BERLIN (Reuters) - Morale among investors in the euro zone dropped in October to its lowest level in more than six years as stimulus measures taken by central banks failed to allay recession fears, a survey showed on Monday.
The Sentix research group said its investor sentiment index for the euro zone dropped to -16.8 in October from -11.1 in September. That was its lowest level since April 2013 and undershot the Reuters consensus forecast for a reading of -13.0.
“There hasn’t been a positive reaction to the support measures taken by central banks, with economic assessments falling in October on a broad front,” Sentix Managing Director Patrick Hussy said.
In September, European Central Bank chief Mario Draghi pledged indefinite stimulus to revive an ailing euro zone economy. The ECB cut rates deeper into negative territory and promised bond purchases with no end-date to push borrowing costs even lower.
The U.S. Federal Reserve also cut interest rates in September to help sustain a record-long economic expansion but signaled a higher bar to further reductions in borrowing costs.
Investors’ assessment of the current situation plunged to -15.5 from -9.5. That marked a fifth consecutive decline and the weakest reading since the end of 2014.

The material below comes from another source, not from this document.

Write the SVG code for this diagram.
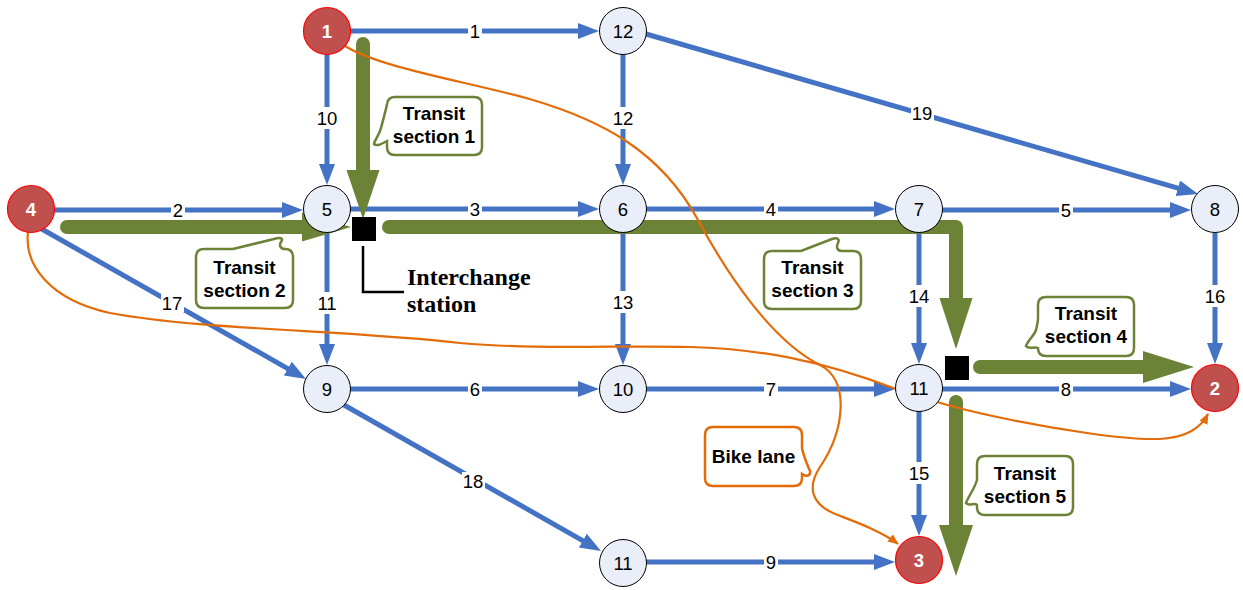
<svg xmlns="http://www.w3.org/2000/svg" width="1243" height="590" viewBox="0 0 1243 590">
<style>
.edge{stroke:#4472C4;stroke-width:5;fill:none;marker-end:url(#ab)}
.lbl rect{fill:#fff}
.lbl text,.node text{font-family:"Liberation Sans",Arial,sans-serif;font-size:18.5px;text-anchor:middle;fill:#000}
.node circle{fill:#E9EEF8;stroke:#000;stroke-width:1}
.src circle{fill:#C0504D;stroke:#FF0000;stroke-width:1.2}
.src text{fill:#fff;font-weight:bold}
.tr{stroke:#6B8237;stroke-width:14;fill:none;stroke-linecap:round;stroke-linejoin:round}
.trh{fill:#6B8237}
.bike{stroke:#E36C09;stroke-width:2.2;fill:none;marker-end:url(#ao)}
.co{fill:#fff;stroke:#6B8237;stroke-width:2.5}
.cob{fill:#fff;stroke:#E36C09;stroke-width:2.5}
.ct{font-family:"Liberation Sans",Arial,sans-serif;font-size:19px;font-weight:bold;text-anchor:middle;fill:#000}
.ic{font-family:"Liberation Serif","Times New Roman",serif;font-size:24px;font-weight:bold;fill:#000}
</style>
<defs>
<marker id="ab" markerUnits="userSpaceOnUse" markerWidth="22" markerHeight="17" refX="9" refY="8" orient="auto">
<path d="M0,0 L21,8 L0,16 Z" fill="#4472C4"/>
</marker>
<marker id="ao" markerUnits="userSpaceOnUse" markerWidth="12" markerHeight="10" refX="10" refY="4.5" orient="auto">
<path d="M0,0 L11,4.5 L0,9 Z" fill="#E36C09"/>
</marker>
</defs>
<rect width="1243" height="590" fill="#fff"/>

<g id="connectors">
<g id="blue-edges">
<line class="edge" x1="350" y1="31" x2="587" y2="31"/>
<line class="edge" x1="327" y1="54" x2="327" y2="173"/>
<line class="edge" x1="623" y1="54" x2="623" y2="173"/>
<line class="edge" x1="646" y1="34" x2="1186.5" y2="190.7"/>
<line class="edge" x1="54" y1="210" x2="291" y2="210"/>
<line class="edge" x1="350" y1="209" x2="587" y2="209"/>
<line class="edge" x1="646" y1="209" x2="883" y2="209"/>
<line class="edge" x1="942" y1="210" x2="1179" y2="210"/>
<line class="edge" x1="327" y1="233" x2="327" y2="353"/>
<line class="edge" x1="623" y1="233" x2="623" y2="353"/>
<line class="edge" x1="919" y1="233" x2="919" y2="352"/>
<line class="edge" x1="1215" y1="233" x2="1215" y2="352"/>
<line class="edge" x1="40" y1="228" x2="295.6" y2="373.1"/>
<line class="edge" x1="350" y1="389" x2="587" y2="389"/>
<line class="edge" x1="646" y1="389" x2="883" y2="389"/>
<line class="edge" x1="942" y1="389" x2="1179" y2="389"/>
<line class="edge" x1="344" y1="405" x2="590.6" y2="545.1"/>
<line class="edge" x1="919" y1="411" x2="919" y2="524"/>
<line class="edge" x1="646" y1="562" x2="883" y2="562"/>
</g>
<g id="edge-labels" class="lbl">
<rect x="468" y="21" width="14" height="20"/><text x="475" y="37.5">1</text>
<rect x="315" y="107" width="24" height="22"/><text x="327" y="124.5">10</text>
<rect x="611" y="107" width="24" height="22"/><text x="623" y="124.5">12</text>
<rect x="911" y="104" width="23" height="18"/><text x="922" y="119.5">19</text>
<rect x="171" y="200" width="14" height="20"/><text x="178" y="216.5">2</text>
<rect x="468" y="199" width="14" height="20"/><text x="475" y="215.5">3</text>
<rect x="764" y="199" width="14" height="20"/><text x="771" y="215.5">4</text>
<rect x="1059" y="200" width="14" height="20"/><text x="1066" y="216.5">5</text>
<rect x="315" y="292" width="24" height="22"/><text x="327" y="309.5">11</text>
<rect x="611" y="291" width="24" height="22"/><text x="623" y="308.5">13</text>
<rect x="907" y="285" width="24" height="22"/><text x="919" y="302.5">14</text>
<rect x="1203" y="285" width="24" height="22"/><text x="1215" y="302.5">16</text>
<rect x="161" y="294" width="23" height="18"/><text x="172" y="309.5">17</text>
<rect x="468" y="379" width="14" height="20"/><text x="475" y="395.5">6</text>
<rect x="764" y="379" width="14" height="20"/><text x="771" y="395.5">7</text>
<rect x="1059" y="379" width="14" height="20"/><text x="1066" y="395.5">8</text>
<rect x="462" y="472" width="23" height="18"/><text x="473" y="487.5">18</text>
<rect x="907" y="462" width="24" height="22"/><text x="919" y="479.5">15</text>
<rect x="764" y="552" width="14" height="20"/><text x="771" y="568.5">9</text>
</g>
<g id="transit">
<line class="tr" x1="363" y1="44" x2="363" y2="172"/>
<polygon class="trh" points="346.5,170 379.5,170 363,219"/>
<line class="tr" x1="67" y1="227" x2="305" y2="227"/>
<polygon class="trh" points="302,212.5 302,241.5 351,227"/>
<polyline class="tr" points="389,227 956,227 956,300"/>
<polygon class="trh" points="939.5,298 972.5,298 956,349"/>
<line class="tr" x1="980" y1="367" x2="1146" y2="367"/>
<polygon class="trh" points="1143,351 1143,383 1194,367"/>
<line class="tr" x1="956" y1="402" x2="956" y2="527"/>
<polygon class="trh" points="939,525 973,525 956,576"/>
</g>
<g id="bike-lanes">
<path class="bike" d="M345,46 C380,68 470,82 533,100 C600,120 660,150 698,220 C725,270 770,340 820,365 C850,380 845,430 820,467 C805,490 815,505 833,513 C850,520 880,530 898,544"/>
<path class="bike" d="M28,232 C24,265 50,300 110,313 C200,330 350,330 460,343 C540,350 620,345 690,347 C760,349 820,360 896,389 L937,402 C970,412 1030,425 1087,433 C1150,442 1192,445 1208,414"/>
</g>
</g>

<g id="n1" class="node src"><circle cx="327" cy="31" r="23.5"/><text x="327" y="37.5">1</text></g>
<g id="n12" class="node"><circle cx="623" cy="31" r="23.5"/><text x="623" y="37.5">12</text></g>
<g id="n4" class="node src"><circle cx="31" cy="209" r="23.5"/><text x="31" y="215.5">4</text></g>
<g id="n5" class="node"><circle cx="327" cy="209" r="23.5"/><text x="327" y="215.5">5</text></g>
<g id="n6" class="node"><circle cx="623" cy="209" r="23.5"/><text x="623" y="215.5">6</text></g>
<g id="n7" class="node"><circle cx="919" cy="209" r="23.5"/><text x="919" y="215.5">7</text></g>
<g id="n8" class="node"><circle cx="1215" cy="209" r="23.5"/><text x="1215" y="215.5">8</text></g>
<g id="n9" class="node"><circle cx="327" cy="389" r="23.5"/><text x="327" y="395.5">9</text></g>
<g id="n10" class="node"><circle cx="623" cy="389" r="23.5"/><text x="623" y="395.5">10</text></g>
<g id="n11" class="node"><circle cx="919" cy="388" r="23.5"/><text x="919" y="394.5">11</text></g>
<g id="n2" class="node src"><circle cx="1215" cy="388" r="23.5"/><text x="1215" y="394.5">2</text></g>
<g id="n11b" class="node"><circle cx="623" cy="563" r="23.5"/><text x="623" y="569.5">11</text></g>
<g id="n3" class="node src"><circle cx="919" cy="560" r="23.5"/><text x="919" y="566.5">3</text></g>

<g id="interchange">
<rect x="352" y="217" width="24" height="24" fill="#000"/>
<rect x="945" y="356" width="24" height="24" fill="#000"/>
<polyline points="363,246 363,292 404,292" fill="none" stroke="#000" stroke-width="2.5"/>
<text class="ic" x="407" y="285">Interchange</text>
<text class="ic" x="407" y="312">station</text>
</g>

<g id="callout1">
<path class="co" d="M395,97 H474 Q482,97 482,105 V147 Q482,155 474,155 H395 Q387,155 387,147 V141 C383,143 377,147 374,144 C374,141 379,136 381,128 C383,120 386,110 387,104 Q388,97 395,97 Z"/>
<text class="ct" x="434" y="120">Transit</text>
<text class="ct" x="434" y="143">section 1</text>
</g>
<g id="callout2">
<path class="co" d="M204,249 H233 L274,239 C280,237 284,238 281,242 C279,245 280,249 285,249 Q293,249 293,257 V300 Q293,308 285,308 H204 Q196,308 196,300 V257 Q196,249 204,249 Z"/>
<text class="ct" x="244.5" y="274">Transit</text>
<text class="ct" x="244.5" y="297">section 2</text>
</g>
<g id="callout3">
<path class="co" d="M772,251 H801 L832,239 C837,237 840,239 838,243 C836,247 837,251 842,251 H853 Q861,251 861,259 V301 Q861,309 853,309 H772 Q764,309 764,301 V259 Q764,251 772,251 Z"/>
<text class="ct" x="812.5" y="274">Transit</text>
<text class="ct" x="812.5" y="297">section 3</text>
</g>
<g id="callout4">
<path class="co" d="M1046,297 H1126 Q1134,297 1134,305 V348 Q1134,356 1126,356 H1046 Q1038,356 1038,348 C1034,346 1029,350 1026,346 C1028,340 1034,336 1036,330 C1037,326 1038,322 1038,318 V305 Q1038,297 1046,297 Z"/>
<text class="ct" x="1086" y="320">Transit</text>
<text class="ct" x="1086" y="343">section 4</text>
</g>
<g id="callout5">
<path class="co" d="M985,456 H1065 Q1073,456 1073,464 V507 Q1073,515 1065,515 H985 Q977,515 977,507 V505 C974,502 969,507 966,503 C968,497 974,490 977,480 V464 Q977,456 985,456 Z"/>
<text class="ct" x="1025" y="480">Transit</text>
<text class="ct" x="1025" y="503">section 5</text>
</g>
<g id="callout-bike">
<path class="cob" d="M713,427 H794 Q802,427 802,435 V448 C804,458 808,466 810,471 C811,476 806,477 802,474 V478 Q802,486 794,486 H713 Q705,486 705,478 V435 Q705,427 713,427 Z"/>
<text class="ct" x="753.5" y="463">Bike lane</text>
</g>
</svg>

Their economic outlook also took a hit, with the sub-index measuring this falling to -18.0 from -12.8 the previous month.
“Recession fears are immanent,” Hussy said.
The German economy, Europe’s economic locomotive, contracted in the second quarter and many economists expect it to shrink in the third quarter too. Economists generally define a technical recession as at least two consecutive quarters of contraction.
An index tracking Germany showed investor morale in Europe’s largest economy hitting its lowest level since July 2009.
The survey of 957 investors was conducted from Oct. 3 to 5.